I burned my birth certificate on a stump at the county line—
drove away like a man leaving a job on amiable terms.

vi.
I took Mary to New Orleans a couple of months before
Katrina descended. The Mississippi gasped in the background;
summer was gaining stamina, heat swelling like a revival,
brimming in the vernal air. Jazz swarmed in the alleyways.
In Broussard’s on Conti Street, I asked Mary to marry me.
Presence renders the self incidental: I delivered what had
already been mandated in the eternal now of the cosmos.
Her yes was the echo of a yes created when the word began.
We returned to the hotel through haunted streets, carting
armfuls of roses.

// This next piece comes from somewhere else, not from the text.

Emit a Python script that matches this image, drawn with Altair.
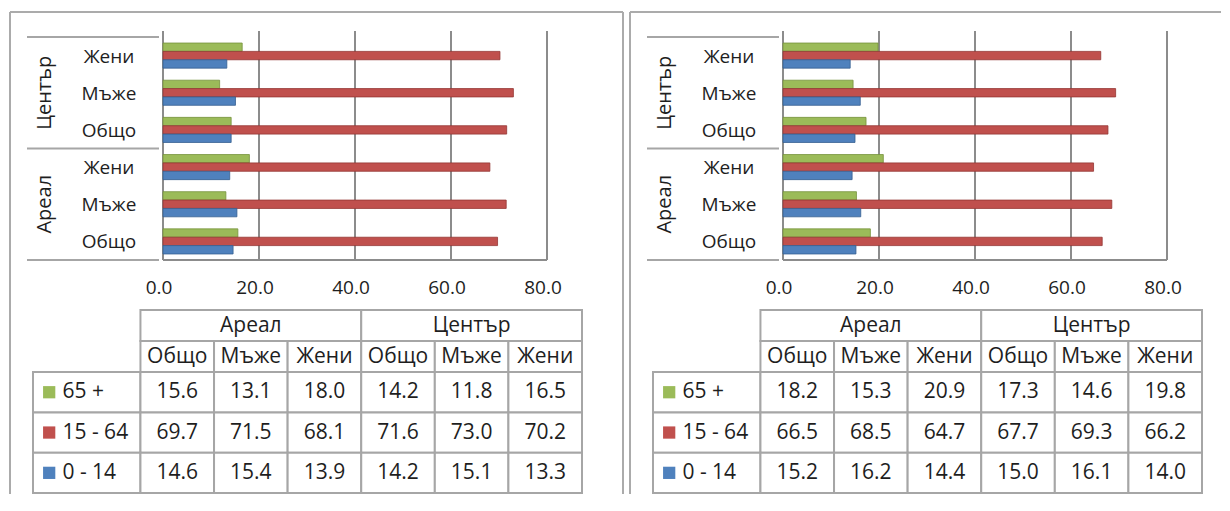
import altair as alt
import pandas as pd

# ---------------- data ----------------
groups = ["Ареал", "Център"]
subs = ["Общо", "Мъже", "Жени"]
ages = ["65 +", "15 - 64", "0 - 14"]
ticks = [0, 20, 40, 60, 80]

# column order: Ареал Общо, Мъже, Жени, Център Общо, Мъже, Жени
left_65 = [15.6, 13.1, 18.0, 14.2, 11.8, 16.5]
left_1564 = [69.7, 71.5, 68.1, 71.6, 73.0, 70.2]
left_014 = [14.6, 15.4, 13.9, 14.2, 15.1, 13.3]

right_65 = [18.2, 15.3, 20.9, 17.3, 14.6, 19.8]
right_1564 = [66.5, 68.5, 64.7, 67.7, 69.3, 66.2]
right_014 = [15.2, 16.2, 14.4, 15.0, 16.1, 14.0]

# ---------------- style ----------------
colors = ["#9BBB59", "#C0504D", "#4F81BD"]
strokes = ["#76923C", "#943634", "#365F91"]
FONT = "Open Sans"
TXT = "#1E1E1E"
GRID_C = "#8C8C8C"
LINE_C = "#A6A6A6"
FRAME_C = "#ABABAB"

PLOT_W = 549
BAR_H = 223
TABLE_H = 183
LW = 1.46          # label column width in data-column units
H0 = 0.77          # header row heights in data-row units
TOTAL_H = H0 * 2 + 3

row_order = [f"{g}|{s}" for g in reversed(groups) for s in reversed(subs)]


def bar_panel(v65, v1564, v014, frame_right, right_line):
    vals = [v65, v1564, v014]
    recs = []
    for ai, a in enumerate(ages):
        for gi, g in enumerate(groups):
            for si, s in enumerate(subs):
                recs.append({"key": f"{g}|{s}", "group": g, "sub": s,
                             "age": a, "value": vals[ai][gi * 3 + si]})
    df = pd.DataFrame(recs)
    rows = df[df["age"] == ages[0]][["key", "group", "sub"]].reset_index(drop=True)

    xs = alt.Scale(domain=[0, 80], range=[130, 514], nice=False, zero=False)
    ys = alt.Scale(domain=row_order, paddingInner=0, paddingOuter=0)

    bars = alt.Chart(df).mark_bar(strokeWidth=0.8).encode(
        x=alt.X("value:Q", scale=xs, axis=None),
        y=alt.Y("key:N", scale=ys, axis=None),
        yOffset=alt.YOffset("age:N", sort=ages,
                            scale=alt.Scale(domain=ages, paddingInner=0, paddingOuter=0.72)),
        color=alt.Color("age:N", scale=alt.Scale(domain=ages, range=colors), legend=None),
        stroke=alt.Stroke("age:N", scale=alt.Scale(domain=ages, range=strokes), legend=None),
    )

    tdf = pd.DataFrame({"t": ticks})
    grid = alt.Chart(tdf).mark_rule(color=GRID_C, strokeWidth=2).encode(
        x=alt.X("t:Q", scale=xs, axis=None),
        y=alt.value(-6), y2=alt.value(BAR_H),
    )
    tick_labels = alt.Chart(tdf).mark_text(font=FONT, fontSize=19, color=TXT,
                                           align="center", baseline="middle", dx=-4).encode(
        x=alt.X("t:Q", scale=xs, axis=None),
        y=alt.value(BAR_H + 28),
        text=alt.Text("t:Q", format=".1f"),
    )
    floor = alt.Chart(pd.DataFrame({"t": [ticks[0]], "t2": [ticks[-1]]})).mark_rule(
        color=GRID_C, strokeWidth=2).encode(
        x=alt.X("t:Q", scale=xs, axis=None), x2="t2:Q", y=alt.value(BAR_H),
    )

    sep_df = rows[rows["sub"] == subs[-1]]
    seps = alt.Chart(sep_df).mark_rule(color=LINE_C, strokeWidth=2).encode(
        y=alt.Y("key:N", scale=ys, axis=None, bandPosition=0),
        x=alt.value(-6), x2=alt.value(126),
    )
    sep_bottom = alt.Chart(pd.DataFrame({"k": [0]})).mark_rule(color=LINE_C, strokeWidth=2).encode(
        y=alt.value(BAR_H), x=alt.value(-6), x2=alt.value(126),
    )

    sub_labels = alt.Chart(rows).mark_text(font=FONT, fontSize=19, color=TXT,
                                           align="center", baseline="middle", dy=1).encode(
        y=alt.Y("key:N", scale=ys, axis=None), x=alt.value(76), text="sub:N",
    )
    grp_df = rows[rows["sub"] == subs[1]]
    grp_labels = alt.Chart(grp_df).mark_text(font=FONT, fontSize=20, color=TXT, angle=270,
                                             align="center", baseline="middle").encode(
        y=alt.Y("key:N", scale=ys, axis=None), x=alt.value(12), text="group:N",
    )

    one = pd.DataFrame({"k": [0]})
    frame_top = alt.Chart(one).mark_rule(color=FRAME_C, strokeWidth=2).encode(
        x=alt.value(-23), x2=alt.value(frame_right), y=alt.value(-25))
    frame_left = alt.Chart(one).mark_rule(color=FRAME_C, strokeWidth=2).encode(
        x=alt.value(-23), y=alt.value(-25), y2=alt.value(457))
    layers = [frame_top, frame_left]
    if right_line:
        layers.append(alt.Chart(one).mark_rule(color=FRAME_C, strokeWidth=2).encode(
            x=alt.value(frame_right), y=alt.value(-25), y2=alt.value(457)))

    layers += [seps, sep_bottom, grid, floor, bars, tick_labels, sub_labels, grp_labels]
    return alt.layer(*layers).properties(width=PLOT_W, height=BAR_H)


def table_panel(v65, v1564, v014):
    vals = [v65, v1564, v014]
    cells = []
    for gi, g in enumerate(groups):
        cells.append({"x": gi * 3, "x2": gi * 3 + 3, "y": 0, "y2": H0, "text": g})
    for c in range(6):
        cells.append({"x": c, "x2": c + 1, "y": H0, "y2": 2 * H0, "text": subs[c % 3]})
    labels = []
    for ai, a in enumerate(ages):
        y0 = 2 * H0 + ai
        cells.append({"x": -LW, "x2": 0, "y": y0, "y2": y0 + 1, "text": ""})
        for c in range(6):
            cells.append({"x": c, "x2": c + 1, "y": y0, "y2": y0 + 1,
                          "text": f"{vals[ai][c]:.1f}"})
        labels.append({"age": a, "lx": -LW + 0.40, "sx": -LW + 0.22, "cy": y0 + 0.5})
    cdf = pd.DataFrame(cells)
    cdf["cx"] = (cdf["x"] + cdf["x2"]) / 2
    cdf["cy"] = (cdf["y"] + cdf["y2"]) / 2
    ldf = pd.DataFrame(labels)

    xs = alt.Scale(domain=[-LW, 6], range=[0, PLOT_W], nice=False, zero=False)
    ys = alt.Scale(domain=[0, TOTAL_H], range=[0, TABLE_H], nice=False, zero=False)

    rects = alt.Chart(cdf).mark_rect(fill="white", stroke=LINE_C, strokeWidth=2).encode(
        x=alt.X("x:Q", scale=xs, axis=None), x2="x2:Q",
        y=alt.Y("y:Q", scale=ys, axis=None), y2="y2:Q",
    )
    texts = alt.Chart(cdf).mark_text(font=FONT, fontSize=21, color=TXT,
                                     align="center", baseline="middle").encode(
        x=alt.X("cx:Q", scale=xs, axis=None), y=alt.Y("cy:Q", scale=ys, axis=None),
        text="text:N",
    )
    sw = alt.Chart(ldf).mark_square(size=150, opacity=1, filled=True).encode(
        x=alt.X("sx:Q", scale=xs, axis=None), y=alt.Y("cy:Q", scale=ys, axis=None),
        color=alt.Color("age:N", scale=alt.Scale(domain=ages, range=colors), legend=None),
    )
    lt = alt.Chart(ldf).mark_text(font=FONT, fontSize=21, color=TXT,
                                  align="left", baseline="middle").encode(
        x=alt.X("lx:Q", scale=xs, axis=None), y=alt.Y("cy:Q", scale=ys, axis=None),
        text="age:N",
    )
    return alt.layer(rects, texts, sw, lt).properties(width=PLOT_W, height=TABLE_H)


chart = alt.concat(
    bar_panel(left_65, left_1564, left_014, 590, True),
    bar_panel(right_65, right_1564, right_014, 568, False),
    table_panel(left_65, left_1564, left_014),
    table_panel(right_65, right_1564, right_014),
    columns=2, spacing={"row": 50, "column": 71}, bounds="flush",
).properties(
    padding={"left": 1, "top": 3, "right": 0, "bottom": 0}
).configure_view(stroke=None)

chart.save("out.html", embed_options={"renderer": "svg", "actions": False})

The horizon was still darkening, faint stars
hovering over Jackson Square—palm readers, fortune tellers—
St. Louis Cathedral hulking like an ageless ark. Love turns
the world’s head: even the cynic finds respite from his story.

vii.
There are moments, sometimes before dawn while silence
cradles the house, when I reflect upon my days as one would
a bizarre but masterful abstract, when I know that at least
a few of the strokes were rendered by my own steady hand.
At times I still wander Gethsemane, cursing at specters,
dashing grails to the ground, hurling stones at the Judas within.
But who I am has little to do with the names I give myself.
I will remain a disciple to the me I have yet to encounter.
Standing on the edge of a round world, I collaborate with Eros,
Thanatos, anima, animus, this stubborn loam, savor the indigestible:
bless this hunger, jagged and divine. Let me follow a thread
towards what has already transpired, climb into the life I have
already chosen. Let me become what is written in the sky.